Return precisely the span of lines from the top of the material below to the line containing "7.5, 5.5, 4];", both included. Pictures are excluded.

#####

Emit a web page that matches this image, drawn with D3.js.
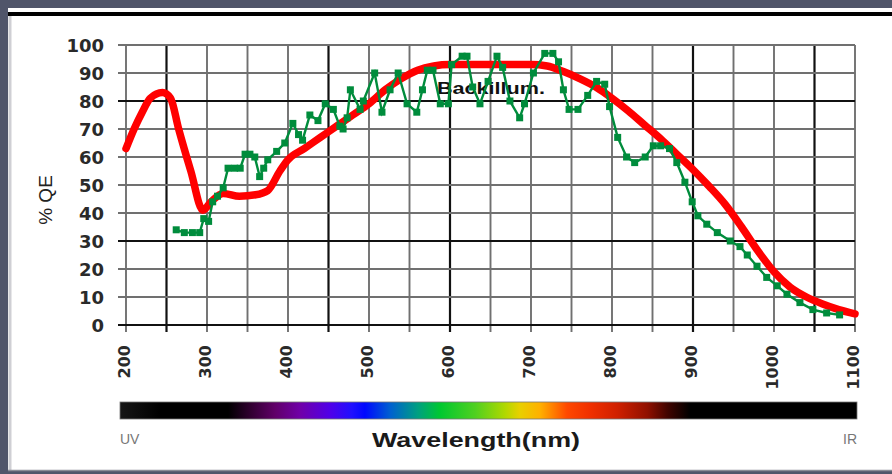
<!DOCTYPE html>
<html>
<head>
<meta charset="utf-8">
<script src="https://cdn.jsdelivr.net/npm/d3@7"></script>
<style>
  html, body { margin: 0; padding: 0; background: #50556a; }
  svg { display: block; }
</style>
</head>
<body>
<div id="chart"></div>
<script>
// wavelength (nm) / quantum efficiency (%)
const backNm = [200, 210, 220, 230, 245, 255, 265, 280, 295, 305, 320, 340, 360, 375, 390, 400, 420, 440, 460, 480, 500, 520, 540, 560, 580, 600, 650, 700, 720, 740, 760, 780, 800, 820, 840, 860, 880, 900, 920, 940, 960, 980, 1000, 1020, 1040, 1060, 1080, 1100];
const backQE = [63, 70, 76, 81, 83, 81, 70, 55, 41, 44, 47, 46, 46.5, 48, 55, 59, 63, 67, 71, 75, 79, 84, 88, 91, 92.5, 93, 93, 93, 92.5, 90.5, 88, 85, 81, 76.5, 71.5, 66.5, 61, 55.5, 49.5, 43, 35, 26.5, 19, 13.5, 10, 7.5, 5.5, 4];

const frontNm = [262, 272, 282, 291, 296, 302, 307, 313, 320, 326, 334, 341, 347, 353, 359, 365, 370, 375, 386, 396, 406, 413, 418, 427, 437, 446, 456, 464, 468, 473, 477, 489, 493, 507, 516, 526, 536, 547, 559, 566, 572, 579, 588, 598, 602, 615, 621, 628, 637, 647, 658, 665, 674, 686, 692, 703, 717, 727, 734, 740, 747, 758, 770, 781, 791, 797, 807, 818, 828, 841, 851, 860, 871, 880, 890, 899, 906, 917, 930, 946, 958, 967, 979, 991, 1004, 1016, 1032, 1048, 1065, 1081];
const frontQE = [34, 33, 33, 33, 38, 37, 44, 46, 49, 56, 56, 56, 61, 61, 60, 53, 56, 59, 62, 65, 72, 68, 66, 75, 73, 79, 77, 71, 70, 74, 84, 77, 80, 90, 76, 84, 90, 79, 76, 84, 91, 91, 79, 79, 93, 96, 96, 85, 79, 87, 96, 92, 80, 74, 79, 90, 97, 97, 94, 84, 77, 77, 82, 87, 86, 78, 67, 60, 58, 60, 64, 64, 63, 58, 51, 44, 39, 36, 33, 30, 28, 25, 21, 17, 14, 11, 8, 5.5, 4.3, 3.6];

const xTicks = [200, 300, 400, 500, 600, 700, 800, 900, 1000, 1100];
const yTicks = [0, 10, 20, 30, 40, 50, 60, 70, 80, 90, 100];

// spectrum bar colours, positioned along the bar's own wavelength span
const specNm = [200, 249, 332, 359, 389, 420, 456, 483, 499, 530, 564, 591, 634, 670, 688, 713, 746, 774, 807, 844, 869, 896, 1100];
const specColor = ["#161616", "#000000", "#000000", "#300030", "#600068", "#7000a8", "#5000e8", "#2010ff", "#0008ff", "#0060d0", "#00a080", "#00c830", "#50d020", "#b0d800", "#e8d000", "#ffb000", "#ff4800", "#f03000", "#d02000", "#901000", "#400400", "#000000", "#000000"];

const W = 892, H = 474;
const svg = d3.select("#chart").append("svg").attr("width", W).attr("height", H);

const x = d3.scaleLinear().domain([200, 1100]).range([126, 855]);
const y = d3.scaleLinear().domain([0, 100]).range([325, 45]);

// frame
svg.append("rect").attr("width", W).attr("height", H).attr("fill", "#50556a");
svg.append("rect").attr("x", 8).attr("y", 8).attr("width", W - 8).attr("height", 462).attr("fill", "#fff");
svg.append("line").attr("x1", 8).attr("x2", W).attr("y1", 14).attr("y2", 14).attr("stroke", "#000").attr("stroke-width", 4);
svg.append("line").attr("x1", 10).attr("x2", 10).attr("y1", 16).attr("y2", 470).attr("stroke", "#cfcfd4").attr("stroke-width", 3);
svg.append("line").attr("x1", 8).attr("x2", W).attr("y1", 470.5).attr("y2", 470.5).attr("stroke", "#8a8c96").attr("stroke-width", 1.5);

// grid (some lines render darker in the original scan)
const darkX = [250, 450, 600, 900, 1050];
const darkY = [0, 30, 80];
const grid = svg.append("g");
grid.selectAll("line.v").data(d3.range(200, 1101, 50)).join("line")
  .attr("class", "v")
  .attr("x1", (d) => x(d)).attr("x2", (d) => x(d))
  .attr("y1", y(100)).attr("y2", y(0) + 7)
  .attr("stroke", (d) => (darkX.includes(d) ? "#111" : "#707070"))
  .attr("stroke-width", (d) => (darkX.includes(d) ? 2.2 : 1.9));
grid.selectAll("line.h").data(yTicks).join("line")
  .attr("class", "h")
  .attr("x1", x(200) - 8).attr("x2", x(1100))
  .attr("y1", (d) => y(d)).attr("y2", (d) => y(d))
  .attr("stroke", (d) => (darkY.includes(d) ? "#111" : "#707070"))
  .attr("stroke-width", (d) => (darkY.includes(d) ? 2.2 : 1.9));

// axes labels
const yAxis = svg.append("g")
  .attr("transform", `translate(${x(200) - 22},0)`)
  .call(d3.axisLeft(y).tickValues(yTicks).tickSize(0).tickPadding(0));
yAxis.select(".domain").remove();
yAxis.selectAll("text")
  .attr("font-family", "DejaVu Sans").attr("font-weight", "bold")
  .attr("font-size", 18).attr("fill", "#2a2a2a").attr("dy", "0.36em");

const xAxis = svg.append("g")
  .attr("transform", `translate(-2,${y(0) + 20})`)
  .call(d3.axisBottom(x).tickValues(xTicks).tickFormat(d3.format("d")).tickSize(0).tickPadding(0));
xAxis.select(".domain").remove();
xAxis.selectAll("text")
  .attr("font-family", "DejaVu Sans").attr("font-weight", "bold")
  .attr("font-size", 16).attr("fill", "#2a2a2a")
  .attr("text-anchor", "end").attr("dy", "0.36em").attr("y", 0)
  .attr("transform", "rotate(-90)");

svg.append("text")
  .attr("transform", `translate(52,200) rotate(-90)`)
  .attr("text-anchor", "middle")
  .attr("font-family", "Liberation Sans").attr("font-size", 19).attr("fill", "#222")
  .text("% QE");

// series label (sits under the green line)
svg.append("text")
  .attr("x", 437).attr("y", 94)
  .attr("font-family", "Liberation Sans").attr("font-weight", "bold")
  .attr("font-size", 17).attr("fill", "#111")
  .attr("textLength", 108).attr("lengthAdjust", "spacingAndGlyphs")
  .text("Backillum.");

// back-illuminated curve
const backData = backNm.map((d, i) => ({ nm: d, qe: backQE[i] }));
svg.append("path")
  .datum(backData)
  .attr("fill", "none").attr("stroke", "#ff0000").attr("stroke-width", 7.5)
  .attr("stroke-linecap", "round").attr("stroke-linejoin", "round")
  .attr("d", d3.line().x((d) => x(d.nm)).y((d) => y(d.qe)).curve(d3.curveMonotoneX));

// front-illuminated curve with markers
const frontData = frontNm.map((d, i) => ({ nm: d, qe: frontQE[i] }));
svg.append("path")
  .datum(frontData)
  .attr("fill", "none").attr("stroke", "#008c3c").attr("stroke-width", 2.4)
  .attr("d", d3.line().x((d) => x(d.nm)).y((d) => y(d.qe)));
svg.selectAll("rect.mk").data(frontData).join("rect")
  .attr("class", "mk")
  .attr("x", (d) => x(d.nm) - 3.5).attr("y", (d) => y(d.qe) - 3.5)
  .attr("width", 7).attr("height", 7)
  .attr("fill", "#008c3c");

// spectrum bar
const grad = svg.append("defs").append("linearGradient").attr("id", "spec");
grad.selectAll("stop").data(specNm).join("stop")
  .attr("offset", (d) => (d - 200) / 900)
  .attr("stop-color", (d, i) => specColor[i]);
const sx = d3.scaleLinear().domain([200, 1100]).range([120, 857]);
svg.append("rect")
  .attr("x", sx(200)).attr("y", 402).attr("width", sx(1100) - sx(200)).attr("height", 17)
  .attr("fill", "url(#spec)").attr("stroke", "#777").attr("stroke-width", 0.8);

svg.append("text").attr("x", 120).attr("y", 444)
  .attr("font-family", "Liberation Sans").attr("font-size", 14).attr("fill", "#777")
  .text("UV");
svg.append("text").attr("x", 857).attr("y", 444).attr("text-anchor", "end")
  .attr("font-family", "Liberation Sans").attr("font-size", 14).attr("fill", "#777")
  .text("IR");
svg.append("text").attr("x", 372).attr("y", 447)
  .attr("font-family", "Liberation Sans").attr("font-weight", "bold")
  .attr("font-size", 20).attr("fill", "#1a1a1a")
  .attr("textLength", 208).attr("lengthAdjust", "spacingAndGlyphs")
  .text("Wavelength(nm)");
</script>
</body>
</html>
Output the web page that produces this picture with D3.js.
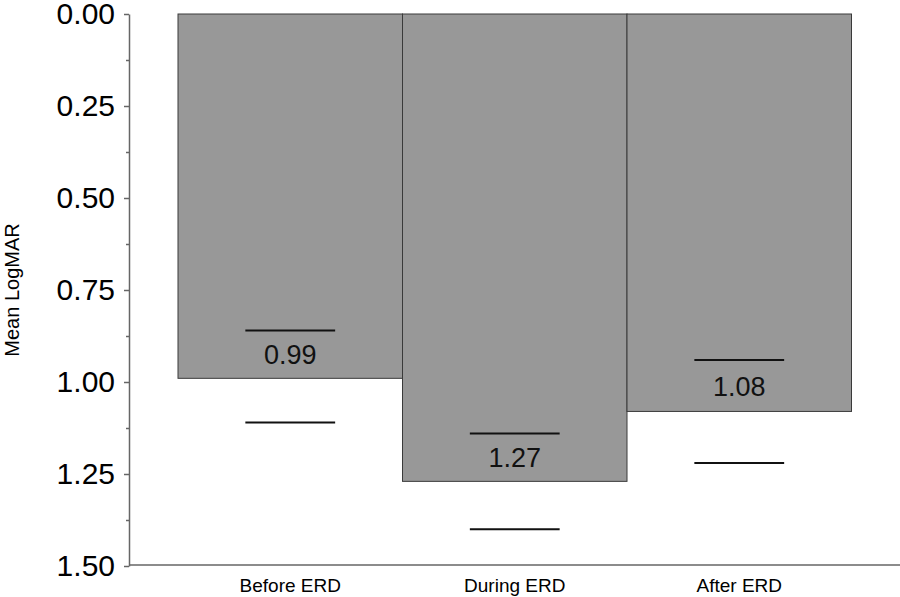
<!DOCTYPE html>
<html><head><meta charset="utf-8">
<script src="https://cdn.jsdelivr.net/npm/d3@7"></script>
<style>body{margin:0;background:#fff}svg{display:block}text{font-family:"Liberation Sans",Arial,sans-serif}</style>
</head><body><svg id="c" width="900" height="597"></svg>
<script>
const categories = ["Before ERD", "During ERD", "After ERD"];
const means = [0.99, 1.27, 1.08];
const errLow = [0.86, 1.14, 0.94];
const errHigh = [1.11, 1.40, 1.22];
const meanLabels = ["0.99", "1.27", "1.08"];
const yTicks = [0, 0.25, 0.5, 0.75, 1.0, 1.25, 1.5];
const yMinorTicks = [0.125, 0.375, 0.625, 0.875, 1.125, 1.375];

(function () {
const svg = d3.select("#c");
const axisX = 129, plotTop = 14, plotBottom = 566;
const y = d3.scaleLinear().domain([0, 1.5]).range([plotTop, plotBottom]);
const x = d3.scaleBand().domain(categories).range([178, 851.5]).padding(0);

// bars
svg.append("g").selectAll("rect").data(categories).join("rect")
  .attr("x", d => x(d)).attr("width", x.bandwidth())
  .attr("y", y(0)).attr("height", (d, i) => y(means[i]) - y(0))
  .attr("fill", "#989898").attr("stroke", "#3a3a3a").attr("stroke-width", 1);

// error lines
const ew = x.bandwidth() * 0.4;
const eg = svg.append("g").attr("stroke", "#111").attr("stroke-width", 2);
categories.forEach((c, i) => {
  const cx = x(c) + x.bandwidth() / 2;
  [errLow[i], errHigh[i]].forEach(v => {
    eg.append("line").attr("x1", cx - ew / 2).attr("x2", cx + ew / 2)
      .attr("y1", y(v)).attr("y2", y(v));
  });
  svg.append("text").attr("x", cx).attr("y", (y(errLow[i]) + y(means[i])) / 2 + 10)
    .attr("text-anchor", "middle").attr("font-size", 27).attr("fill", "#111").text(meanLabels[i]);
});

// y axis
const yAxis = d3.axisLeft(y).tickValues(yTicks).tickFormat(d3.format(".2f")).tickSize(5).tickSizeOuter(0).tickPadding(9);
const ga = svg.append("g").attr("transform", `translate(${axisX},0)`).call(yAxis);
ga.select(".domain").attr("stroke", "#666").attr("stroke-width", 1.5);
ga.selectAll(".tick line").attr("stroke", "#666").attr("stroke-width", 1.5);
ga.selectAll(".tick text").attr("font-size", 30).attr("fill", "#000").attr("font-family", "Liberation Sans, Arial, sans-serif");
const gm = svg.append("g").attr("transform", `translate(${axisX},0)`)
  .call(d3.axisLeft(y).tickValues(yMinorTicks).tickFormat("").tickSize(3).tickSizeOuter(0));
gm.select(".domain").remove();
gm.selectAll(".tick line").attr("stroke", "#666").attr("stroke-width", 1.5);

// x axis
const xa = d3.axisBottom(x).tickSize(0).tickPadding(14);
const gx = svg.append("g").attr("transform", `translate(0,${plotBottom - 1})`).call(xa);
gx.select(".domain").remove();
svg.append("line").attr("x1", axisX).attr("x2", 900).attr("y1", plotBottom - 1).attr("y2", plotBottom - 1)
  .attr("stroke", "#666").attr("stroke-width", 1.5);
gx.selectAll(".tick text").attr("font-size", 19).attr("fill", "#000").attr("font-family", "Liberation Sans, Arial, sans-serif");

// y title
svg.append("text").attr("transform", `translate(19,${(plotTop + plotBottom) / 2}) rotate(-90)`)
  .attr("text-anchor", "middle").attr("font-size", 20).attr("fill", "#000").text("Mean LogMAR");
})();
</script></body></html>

#####

> **Expected answer**
Emit a web page that matches this image, drawn with D3.js.
<!DOCTYPE html>
<html>
<head>
<meta charset="utf-8">
<script src="https://cdn.jsdelivr.net/npm/d3@7"></script>
<style>
  html, body { margin: 0; padding: 0; background: #50556a; }
  svg { display: block; }
</style>
</head>
<body>
<div id="chart"></div>
<script>
// wavelength (nm) / quantum efficiency (%)
const backNm = [200, 210, 220, 230, 245, 255, 265, 280, 295, 305, 320, 340, 360, 375, 390, 400, 420, 440, 460, 480, 500, 520, 540, 560, 580, 600, 650, 700, 720, 740, 760, 780, 800, 820, 840, 860, 880, 900, 920, 940, 960, 980, 1000, 1020, 1040, 1060, 1080, 1100];
const backQE = [63, 70, 76, 81, 83, 81, 70, 55, 41, 44, 47, 46, 46.5, 48, 55, 59, 63, 67, 71, 75, 79, 84, 88, 91, 92.5, 93, 93, 93, 92.5, 90.5, 88, 85, 81, 76.5, 71.5, 66.5, 61, 55.5, 49.5, 43, 35, 26.5, 19, 13.5, 10, 7.5, 5.5, 4];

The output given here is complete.